I saw Race earlier this week. It's another of those films I intended to see in the theater, but never made it. Fortunately for all of us it's now on premium cable channels.
This is the story of Jesse Owens and his remarkable career in track and field events. If you don't know about Jesse Owens, he was a black man who got accepted at Ohio State University because of his running and jumping abilities. He went on to the 1936 Olympic Games, held in NAZI Germany, Berlin to be exact.
See, Hitler was planning to show the world how great Germany was under his leadership. He also wanted to show the "racial superiority" of the "Aryan Race." (read that - white people from Germany.) The Games were to be a set-up to show how the Aryan athletes could best everyone else. Hitler's regime tried to bar Jews and Blacks from the games entirely.
In comes an American named Avery Brundage, a wealthy man who for years chaired the U.S. Olympic Committee. He wasn't impressed by Hitler's minions. In fact he dealt with Dr. Goebbels, head of the Ministry of Propaganda. Brundage basically told him the policy banning all black athletes and all Jews wouldn't fly. America wouldn't be involved in the games at all and would tell the world why. Brundage got his way.
The American team had three African-Americans and two Jewish men, who were all medal contenders.
If you don't know what happened, Jesse Owens took home four gold medals, smashing several world records. It would have only been three, but he had to step into the relay team when the two Jewish men were banned from competing at the last minute. Jesse had never run the relay, but he was incredibly fast. So with another teammate of African-American descent as replacements, the US relay team took the gold medals. Hitler refused to greet the winners of any event Jesse won. He conveniently left before Jesse arrived to be greeted.
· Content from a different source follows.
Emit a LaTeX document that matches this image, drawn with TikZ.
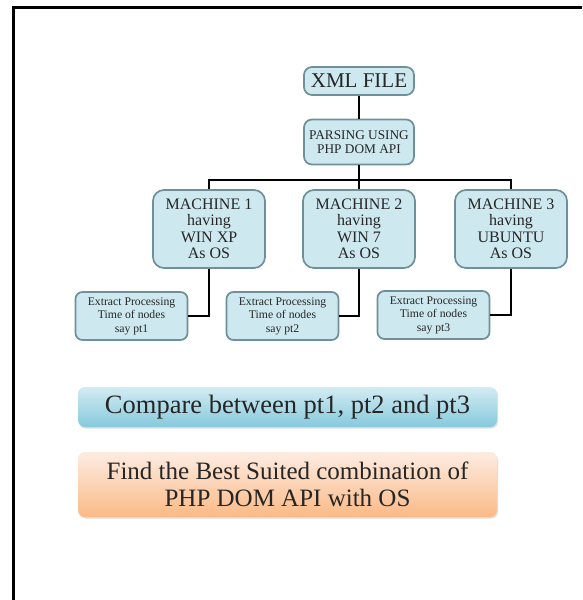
\documentclass[tikz,border=0pt]{standalone}
\usepackage{fontspec}
\setmainfont{Liberation Serif}
\usetikzlibrary{shadows}
\definecolor{boxfill}{HTML}{CDE9EF}
\definecolor{boxdraw}{HTML}{6F9098}
\definecolor{txt}{HTML}{262626}
\definecolor{cmptop}{HTML}{D2ECF3}
\definecolor{cmpbot}{HTML}{86C9DC}
\definecolor{findtop}{HTML}{FDECE2}
\definecolor{findbot}{HTML}{FBBA86}
\begin{document}
\begin{tikzpicture}[x=1pt,y=-1pt,
  box/.style={draw=boxdraw, fill=boxfill, line width=1.7pt, rounded corners=8pt,
    align=center, text=txt, inner sep=0pt},
  machbox/.style={box, minimum width=112pt, minimum height=78pt,
    rounded corners=11pt, font=\fontsize{16}{16.5}\selectfont},
  extbox/.style={box, minimum width=112pt, minimum height=48pt,
    rounded corners=7pt, font=\fontsize{11.7}{13.5}\selectfont},
  bigbox/.style={rounded corners=7pt, align=center, inner sep=0pt,
    minimum width=419pt, drop shadow={shadow xshift=1pt, shadow yshift=-1.5pt, opacity=0.25}},
  conn/.style={line width=2.8pt, black}]
\useasboundingbox (0,0) rectangle (582,600);
\fill[white] (0,0) rectangle (582,600);
\draw[line width=3pt] (13,600) -- (13,7) -- (582,7);

\node[box, minimum width=110pt, minimum height=28pt,
  font=\fontsize{21}{23}\selectfont] (xml) at (359,81) {XML FILE};
\node[box, minimum width=110pt, minimum height=45pt,
  font=\fontsize{13.3}{14.5}\selectfont] (parse) at (359,142) {PARSING USING\\PHP DOM API};

\node[machbox] (m1) at (209,229) {MACHINE 1\\having\\WIN XP\\As OS};
\node[machbox] (m2) at (359,229) {MACHINE 2\\having\\WIN 7\\As OS};
\node[machbox] (m3) at (511,229) {MACHINE 3\\having\\UBUNTU\\As OS};

\node[extbox] (e1) at (131.5,316) {Extract Processing\\Time of nodes\\say pt1};
\node[extbox] (e2) at (282.5,316) {Extract Processing\\Time of nodes\\say pt2};
\node[extbox] (e3) at (433.5,315) {Extract Processing\\Time of nodes\\say pt3};

\coordinate (bus) at (359,180);

\draw[conn] (xml) -- (parse);
\draw[conn] (parse.south) -- (m2.north);
\draw[conn] (m1.north) |- (bus) -| (m3.north);
\draw[conn] (m1.south) |- (e1.east);
\draw[conn] (m2.south) |- (e2.east);
\draw[conn] (m3.south) |- (e3.east);

\node[bigbox, minimum height=40pt, top color=cmptop, bottom color=cmpbot,
  text=txt, font=\fontsize{26.5}{28}\selectfont] (cmp) at (287.5,407)
  {Compare between pt1, pt2 and pt3};
\node[bigbox, minimum height=65pt, top color=findtop, bottom color=findbot,
  text=txt, font=\fontsize{25}{27}\selectfont] (find) at (287.5,484.5)
  {Find the Best Suited combination of\\PHP DOM API with OS};
\end{tikzpicture}
\end{document}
Hmmmm. Der Fuehrer had a big case of sour grapes. So much for his "master race" bulldookey (sorry had to go all Texan on you good folks.)
The film, Race, is about much more than Jesse's accomplishments. It's about his life. How he had to fight to be accepted at Ohio State and out in regular society. When they held a major banquet in his honor at a large NY hotel, he and his wife were made to take the service elevators because they weren't allowed inside the main parts of the hotel.
I was shocked to find the president at the time, Franklin Delano Roosevelt, did not even acknowledge Owens' accomplishments. There was no notice of it from the White House. I bet FDR got a good tongue-lashing from his wife on that one.
The talented cast includes:
Stephan James as Jesse Owens. He plays the lead character with a strength of spirit and of body. He makes a wonderful film athlete.
Jason Sudeikis as Coach Larry Snyder - known for comedy, Sudeikis does a great job in this dramatic role.
Clarice Van Houten as Hitler's favorite filmmaker Leni Riefenstahl who filmed the Olympics. Riefenstahl was a fascinating woman. She was Hitler's best propaganda tool with her filmmaking. Some of her films are rarely shown to this day as they put the NAZI regime in such a favorable light.
Jeremy Irons as Avery Brundage. I remember seeing Brundage and Irons captured the character superbly.
Shanice Banton is lovely and feisty as Ruth Solomon, Jesse's longtime girlfriend whom he ultimately marries.
William Hurt as Jeremiah Mahoney, is good as another influential member of the U.S. Olympic Committee.
David Kross as Carl "Luz" Long - a German athlete, the pre-games favorite, who lost to Jesse in his signature event. Luz's story is sad. He and Jesse became great friends and remained friends after the games. Because Luz lost, he was drafted into the German army at the beginning of WWII and died at the allied invasion of Anzio in Italy. He and Jesse corresponded until his death.
Race is entertaining and keeps the audience attention throughout the film. His three daughters were consultants on the film.
It is the story of arguably the greatest track and field athlete of all time. He took the gold in two different length race events, the long jump, and the relay, breaking records in three of his events. He also broke the "glass ceiling" for African-American athletes to follow.